Kur'an-ı Kerim ve Türkçe Meali Sayfa 314
38. 'O zaman annene ilhâm edilecek olanı ilhâm etmiştik.'
39. ' 'Onu sandığa koy, sonra kendisini denize (Nîl’e) bırak! Böylece deniz onu sâhile çıkarsın; bana da düşman, ona da düşman olan biri onu alsın!’ diye (ilhâm etmiştik). (Hem sevilesin) ve müşâhedem altında yetiştirilesin diye sana tarafımdan bir sevimlilik de verdim.'
40. 'Hani kız kardeşin (Fir'avun’un sarayına) gidip: 'Ona bakacak bir kimse için size rehberlik edeyim mi?’ diyordu. Böylece seni annene iâde ettik ki, gözü aydın olsun, üzülmesin!

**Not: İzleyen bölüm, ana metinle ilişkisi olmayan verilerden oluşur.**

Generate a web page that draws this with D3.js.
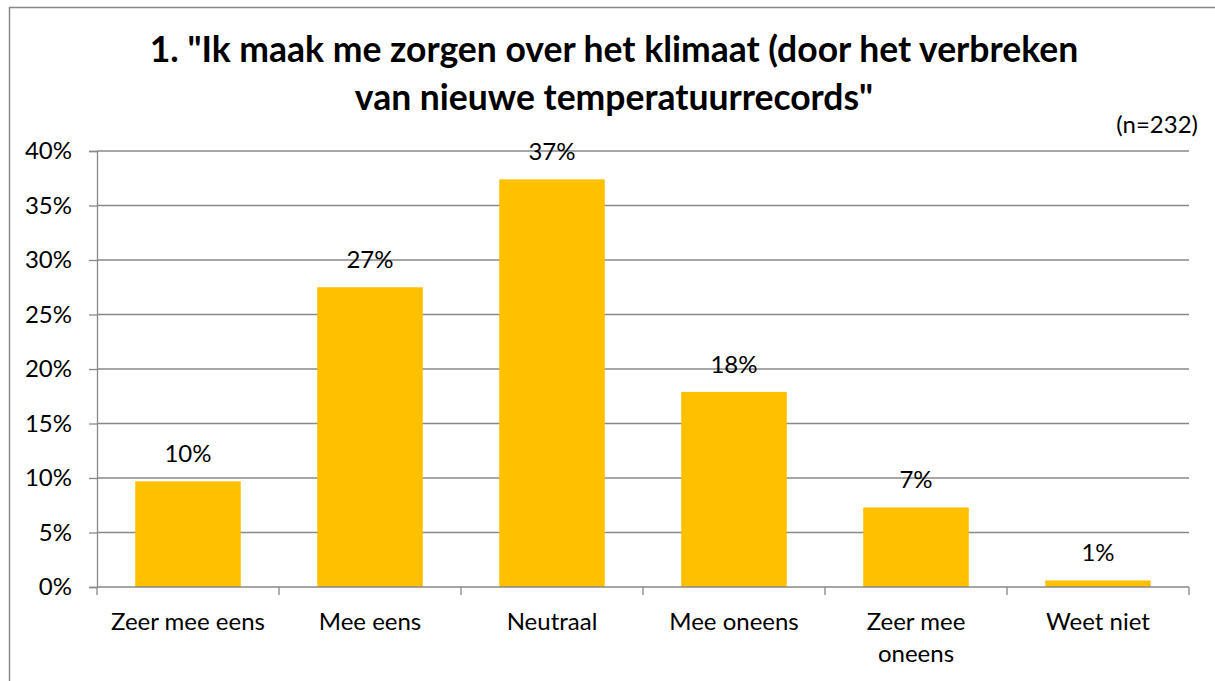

41. 'Ve seni kendim için (peygamber olarak) seçtim!'
42. 'Sen, kardeşinle berâber, mu'cizelerimle git; ve beni anmakta gevşek davranmayın!'
43. 'Fir'avun’a gidin; şübhesiz o (ilâhlık iddiâsıyla) iyice azdı.'
44. 'Buna rağmen ona yumuşak söz söyleyin; belki ibret alır ya da (Allah’dan)korkar.'
45. (Mûsâ ve kardeşi:) 'Rabbimiz! Doğrusu biz (onun) bize karşı aşırı davranmasından; ya da azmasından korkuyoruz' dediler.
46. (Allah) buyurdu ki: 'Korkmayın! Çünki ben, sizinle berâberim, işitirim ve görürüm.'
47. 'Böylece ona gidin de şöyle söyleyin: 'Şübhe yok ki biz, Rabbinin iki elçisiyiz; artık İsrâiloğullarını bizimle berâber gönder, onlara eziyet etme! (Biz) gerçekten Rabbinden bir mu'cize ile sana geldik. Selâm ise, hidâyete tâbi' olanlaradır.’ '
48. 'Doğrusu biz (öyle kimseleriz ki), gerçekten bize: 'Şübhesiz azab,(peygamberleri) yalanlayanlar ve (haktan) yüz çevirenler üzerinedir’ diye vahyolundu.'
49. (Fir'avun:) 'Peki ikinizin Rabbi kimdir, ey Mûsâ?' dedi.
50. (O da:) 'Bizim Rabbimiz, herşeye yaratılışını (husûsiyetleriyle) veren, sonra da(onu muhtaç olduğu şeylerin yoluna) sevk edendir' dedi.
51. (Fir'avun:) 'Öyle ise (putlara tapan) önceki nesillerin hâli ne olacak?' dedi.